**WHAT YOU ARE ASKED TO DO:**
In the material below, list every line carrying the string "this".

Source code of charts
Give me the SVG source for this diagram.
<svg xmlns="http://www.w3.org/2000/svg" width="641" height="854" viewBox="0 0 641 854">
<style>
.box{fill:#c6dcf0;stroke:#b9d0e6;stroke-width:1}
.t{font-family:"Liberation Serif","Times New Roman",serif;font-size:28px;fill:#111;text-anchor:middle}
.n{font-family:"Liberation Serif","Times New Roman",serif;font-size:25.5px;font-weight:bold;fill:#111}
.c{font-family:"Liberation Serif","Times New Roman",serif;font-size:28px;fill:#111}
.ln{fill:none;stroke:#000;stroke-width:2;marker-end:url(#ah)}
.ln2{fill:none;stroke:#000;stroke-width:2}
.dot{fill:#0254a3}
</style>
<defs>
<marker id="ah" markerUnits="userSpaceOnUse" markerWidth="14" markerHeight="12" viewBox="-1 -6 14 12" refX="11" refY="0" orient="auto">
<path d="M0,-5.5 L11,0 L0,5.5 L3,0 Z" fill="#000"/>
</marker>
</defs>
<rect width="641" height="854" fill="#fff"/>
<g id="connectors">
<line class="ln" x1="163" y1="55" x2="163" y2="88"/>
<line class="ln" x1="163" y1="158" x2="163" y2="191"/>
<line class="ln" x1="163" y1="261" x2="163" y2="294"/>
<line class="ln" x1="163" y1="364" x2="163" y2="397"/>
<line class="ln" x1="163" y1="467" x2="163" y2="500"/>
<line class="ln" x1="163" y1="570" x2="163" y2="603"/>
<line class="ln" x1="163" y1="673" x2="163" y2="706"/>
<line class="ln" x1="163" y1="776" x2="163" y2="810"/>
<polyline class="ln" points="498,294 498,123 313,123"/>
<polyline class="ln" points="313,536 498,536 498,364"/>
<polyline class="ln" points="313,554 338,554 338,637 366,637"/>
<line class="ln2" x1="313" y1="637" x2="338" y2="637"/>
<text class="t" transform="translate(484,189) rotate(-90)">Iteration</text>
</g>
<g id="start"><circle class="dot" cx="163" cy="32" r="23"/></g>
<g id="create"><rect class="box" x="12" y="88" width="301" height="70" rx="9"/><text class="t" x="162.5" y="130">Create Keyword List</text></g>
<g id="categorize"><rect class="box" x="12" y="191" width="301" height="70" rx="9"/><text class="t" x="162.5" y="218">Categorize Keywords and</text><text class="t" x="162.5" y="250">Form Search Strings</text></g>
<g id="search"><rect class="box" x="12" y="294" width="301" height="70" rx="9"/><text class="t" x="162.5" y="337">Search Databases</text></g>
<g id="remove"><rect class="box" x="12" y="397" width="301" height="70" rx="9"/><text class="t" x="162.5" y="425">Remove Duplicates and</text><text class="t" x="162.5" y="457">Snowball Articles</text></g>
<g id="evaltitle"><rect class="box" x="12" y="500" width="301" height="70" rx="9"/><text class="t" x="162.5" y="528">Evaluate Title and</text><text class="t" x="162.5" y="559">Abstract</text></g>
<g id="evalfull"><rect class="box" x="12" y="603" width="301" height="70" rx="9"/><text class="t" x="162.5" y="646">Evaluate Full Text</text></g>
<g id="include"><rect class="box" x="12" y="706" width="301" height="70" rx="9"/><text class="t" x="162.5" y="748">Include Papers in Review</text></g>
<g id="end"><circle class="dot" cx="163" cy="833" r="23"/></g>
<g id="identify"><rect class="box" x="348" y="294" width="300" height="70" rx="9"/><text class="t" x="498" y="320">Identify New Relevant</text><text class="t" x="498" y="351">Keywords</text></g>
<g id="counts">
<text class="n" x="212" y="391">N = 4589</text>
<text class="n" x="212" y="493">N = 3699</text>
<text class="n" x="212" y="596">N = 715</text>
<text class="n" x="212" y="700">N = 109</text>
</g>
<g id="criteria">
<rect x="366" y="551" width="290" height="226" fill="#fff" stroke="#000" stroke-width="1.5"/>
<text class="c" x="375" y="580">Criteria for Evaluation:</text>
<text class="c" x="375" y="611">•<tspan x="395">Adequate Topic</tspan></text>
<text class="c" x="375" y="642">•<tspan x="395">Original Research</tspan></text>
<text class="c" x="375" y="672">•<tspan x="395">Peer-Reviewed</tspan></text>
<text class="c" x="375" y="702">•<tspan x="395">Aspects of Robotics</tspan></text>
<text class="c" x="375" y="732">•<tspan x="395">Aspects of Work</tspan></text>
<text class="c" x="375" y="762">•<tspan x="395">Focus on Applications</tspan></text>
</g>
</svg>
==
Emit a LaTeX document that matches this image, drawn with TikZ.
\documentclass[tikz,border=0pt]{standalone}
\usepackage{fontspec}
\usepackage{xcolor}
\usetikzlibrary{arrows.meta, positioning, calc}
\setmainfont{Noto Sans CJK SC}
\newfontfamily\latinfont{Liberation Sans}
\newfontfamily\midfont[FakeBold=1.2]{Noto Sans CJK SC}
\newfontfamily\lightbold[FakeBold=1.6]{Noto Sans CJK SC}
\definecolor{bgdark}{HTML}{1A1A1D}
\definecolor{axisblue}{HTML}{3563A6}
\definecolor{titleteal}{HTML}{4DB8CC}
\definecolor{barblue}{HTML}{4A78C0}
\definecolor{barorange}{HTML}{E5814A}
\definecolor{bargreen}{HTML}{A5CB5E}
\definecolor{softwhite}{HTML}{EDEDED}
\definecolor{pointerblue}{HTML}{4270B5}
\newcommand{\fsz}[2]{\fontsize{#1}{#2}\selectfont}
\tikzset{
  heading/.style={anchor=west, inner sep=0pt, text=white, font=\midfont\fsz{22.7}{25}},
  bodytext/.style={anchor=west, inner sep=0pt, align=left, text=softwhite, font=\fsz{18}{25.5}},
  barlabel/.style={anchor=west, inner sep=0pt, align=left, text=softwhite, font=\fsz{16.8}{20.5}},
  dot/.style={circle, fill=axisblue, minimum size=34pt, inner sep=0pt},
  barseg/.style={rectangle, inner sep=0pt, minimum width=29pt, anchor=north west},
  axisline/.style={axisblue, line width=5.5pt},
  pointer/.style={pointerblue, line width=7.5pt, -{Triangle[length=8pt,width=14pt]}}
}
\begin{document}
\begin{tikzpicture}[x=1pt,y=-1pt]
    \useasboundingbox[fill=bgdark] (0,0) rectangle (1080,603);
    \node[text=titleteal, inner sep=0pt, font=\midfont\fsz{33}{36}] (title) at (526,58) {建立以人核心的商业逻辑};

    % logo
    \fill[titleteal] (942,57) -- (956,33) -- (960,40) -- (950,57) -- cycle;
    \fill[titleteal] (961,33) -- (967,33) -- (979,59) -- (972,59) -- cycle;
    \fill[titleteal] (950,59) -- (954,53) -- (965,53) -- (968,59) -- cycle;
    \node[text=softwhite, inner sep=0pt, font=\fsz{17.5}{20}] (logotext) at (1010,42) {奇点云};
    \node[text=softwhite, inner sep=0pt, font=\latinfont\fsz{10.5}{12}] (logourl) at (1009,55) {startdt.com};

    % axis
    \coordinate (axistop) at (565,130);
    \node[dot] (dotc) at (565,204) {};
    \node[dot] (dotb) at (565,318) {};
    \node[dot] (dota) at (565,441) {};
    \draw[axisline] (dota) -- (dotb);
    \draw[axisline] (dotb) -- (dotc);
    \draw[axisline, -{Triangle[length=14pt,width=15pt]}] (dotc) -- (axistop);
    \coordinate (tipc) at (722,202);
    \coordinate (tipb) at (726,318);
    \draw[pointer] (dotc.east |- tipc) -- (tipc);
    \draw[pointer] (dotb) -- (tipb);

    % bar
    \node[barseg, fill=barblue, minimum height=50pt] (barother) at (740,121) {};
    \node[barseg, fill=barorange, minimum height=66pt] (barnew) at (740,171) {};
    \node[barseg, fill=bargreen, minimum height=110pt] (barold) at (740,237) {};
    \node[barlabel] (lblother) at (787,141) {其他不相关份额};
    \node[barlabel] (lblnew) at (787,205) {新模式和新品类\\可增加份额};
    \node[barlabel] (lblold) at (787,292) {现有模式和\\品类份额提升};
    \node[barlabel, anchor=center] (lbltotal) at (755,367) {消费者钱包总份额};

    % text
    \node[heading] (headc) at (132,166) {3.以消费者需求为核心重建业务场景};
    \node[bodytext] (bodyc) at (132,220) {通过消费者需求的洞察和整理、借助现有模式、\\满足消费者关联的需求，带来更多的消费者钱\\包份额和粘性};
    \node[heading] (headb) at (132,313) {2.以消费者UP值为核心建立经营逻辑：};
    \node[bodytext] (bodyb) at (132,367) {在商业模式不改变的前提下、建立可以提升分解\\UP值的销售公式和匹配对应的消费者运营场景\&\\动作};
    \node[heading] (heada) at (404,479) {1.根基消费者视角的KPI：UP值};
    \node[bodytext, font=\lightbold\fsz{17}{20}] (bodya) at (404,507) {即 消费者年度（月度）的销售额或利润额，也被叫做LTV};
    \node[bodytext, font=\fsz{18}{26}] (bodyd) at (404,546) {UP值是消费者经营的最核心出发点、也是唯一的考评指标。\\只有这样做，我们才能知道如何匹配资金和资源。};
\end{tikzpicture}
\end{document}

**CORRECT ANSWER:**
Give me the SVG source for this diagram.
Emit a LaTeX document that matches this image, drawn with TikZ.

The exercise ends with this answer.